Wednesday, October 06, 2004

The Universe Has Pointy Pants.

A girl sitting a few tables over in the Grad House talks to another, gesturing with her left hand over some notes.

'Oh My GOD!'
'yeah, I know.'
'Did you suspect?
'no, well, a little.'
'oh my god it's a beutiful ring... Oh, I'm going to cry.'

Maybe sensitivities change, maybe it's the age I am, maybe the universe is conscious (though it's more likely projection, a projection of your consciousness upon the universe, we're merely seeing it's reflection in daliy events, actions and reactions) anyway, however it's manifest, the Finger of the Universe is Pointing Squarely at Marriage. I look at this finger and defiently shrug "What?!" Gimmee a who. THEN I'll think about you, mister pointy-pants. Until then I'm giving you a finger of my own.

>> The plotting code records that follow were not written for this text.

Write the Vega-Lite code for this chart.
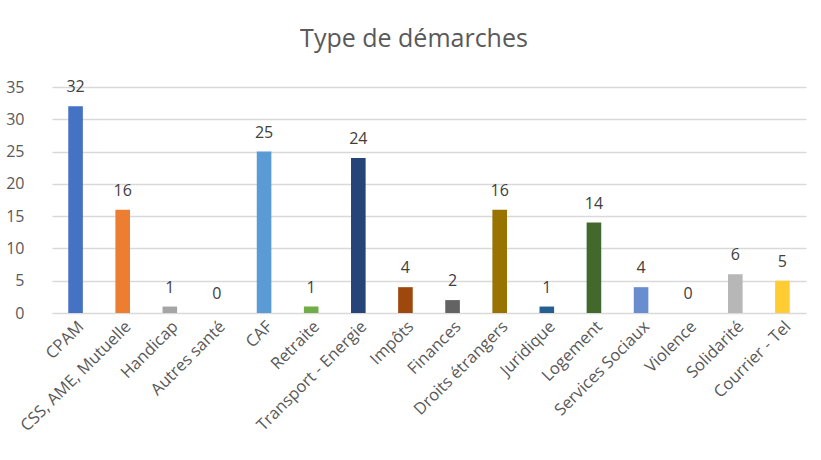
{
  "$schema": "https://vega.github.io/schema/vega-lite/v6.json",
  "width": 754,
  "height": 226,
  "autosize": {"type": "none"},
  "padding": {"left": 52, "top": 87, "right": 15, "bottom": 147},
  "background": "white",
  "title": {
    "text": "Type de démarches",
    "font": "Open Sans",
    "fontSize": 25,
    "fontWeight": "normal",
    "color": "#595959",
    "anchor": "middle",
    "dx": -15,
    "offset": 27
  },
  "data": {
    "values": [
      {"cat": "CPAM", "n": 32, "color": "#4472C4"},
      {"cat": "CSS, AME, Mutuelle", "n": 16, "color": "#ED7D31"},
      {"cat": "Handicap", "n": 1, "color": "#A5A5A5"},
      {"cat": "Autres santé", "n": 0, "color": "#FFC000"},
      {"cat": "CAF", "n": 25, "color": "#5B9BD5"},
      {"cat": "Retraite", "n": 1, "color": "#70AD47"},
      {"cat": "Transport - Energie", "n": 24, "color": "#264478"},
      {"cat": "Impôts", "n": 4, "color": "#9E480E"},
      {"cat": "Finances", "n": 2, "color": "#636363"},
      {"cat": "Droits étrangers", "n": 16, "color": "#997300"},
      {"cat": "Juridique", "n": 1, "color": "#255E91"},
      {"cat": "Logement", "n": 14, "color": "#43682B"},
      {"cat": "Services Sociaux", "n": 4, "color": "#698ED0"},
      {"cat": "Violence", "n": 0, "color": "#F1975A"},
      {"cat": "Solidarité", "n": 6, "color": "#B7B7B7"},
      {"cat": "Courrier - Tel", "n": 5, "color": "#FFCD33"}
    ]
  },
  "encoding": {
    "x": {
      "field": "cat",
      "type": "nominal",
      "sort": null,
      "scale": {"paddingInner": 0.69, "paddingOuter": 0.345},
      "axis": {
        "title": null,
        "labelAngle": -45,
        "labelFont": "Open Sans",
        "labelFontSize": 16.5,
        "labelColor": "#595959",
        "labelPadding": 5,
        "ticks": false,
        "domain": false
      }
    },
    "y": {
      "field": "n",
      "type": "quantitative",
      "scale": {"domain": [0, 35], "nice": false},
      "axis": {
        "title": null,
        "values": [0, 5, 10, 15, 20, 25, 30, 35],
        "labelFont": "Open Sans",
        "labelFontSize": 16,
        "labelColor": "#595959",
        "labelPadding": 28,
        "ticks": false,
        "domain": false,
        "grid": true,
        "gridColor": "#D9D9D9",
        "gridWidth": 1.5
      }
    }
  },
  "layer": [
    {
      "mark": {"type": "bar"},
      "encoding": {
        "color": {"field": "color", "type": "nominal", "scale": null, "legend": null}
      }
    },
    {
      "mark": {"type": "text", "dy": -19, "font": "Open Sans", "fontSize": 16, "color": "#404040"},
      "encoding": {"text": {"field": "n", "type": "quantitative"}}
    }
  ],
  "config": {"view": {"stroke": null}}
}
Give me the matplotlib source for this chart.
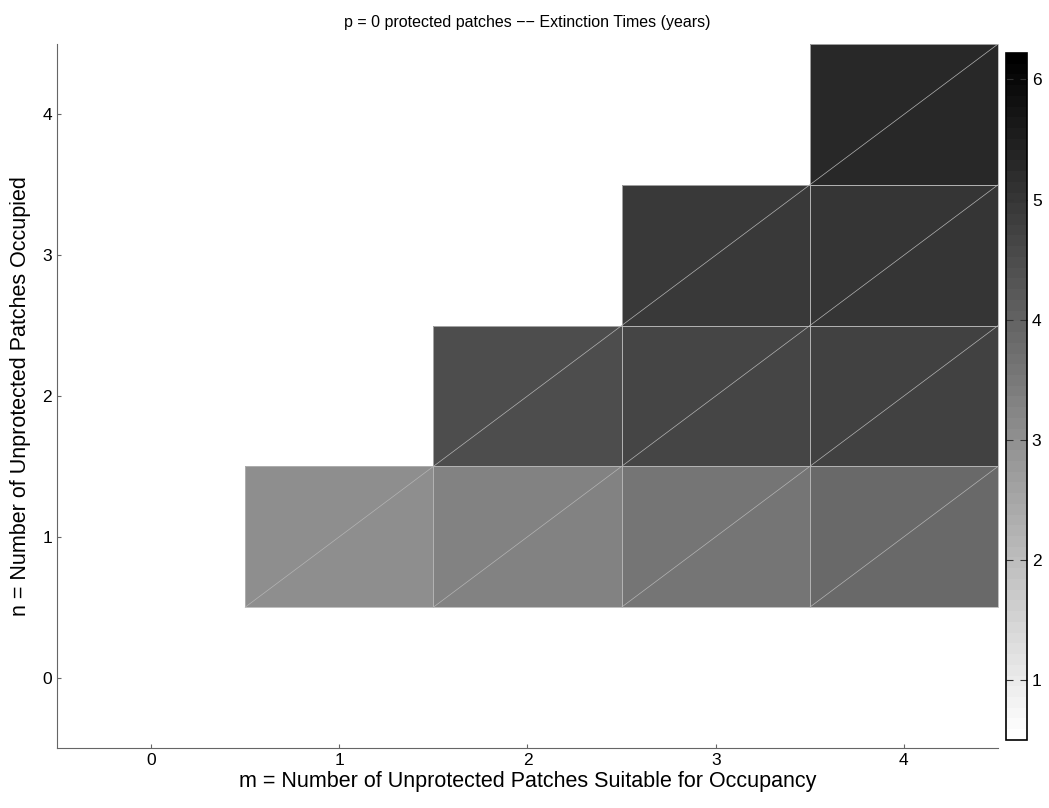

Today's Song of the Day is "For No One" by The Beatles off their 1966 album "Revolver."

Crazy Fact: Rumour has it the original drummer, Pete Best, was kicked out of the group, because he refused to wear his hair in bangs. That fashion statement cost him, alright. Hey Petey! Still looking for the time machine on that one, maybe there's an undo button somewhere. Keep looking buddy boy. ouch.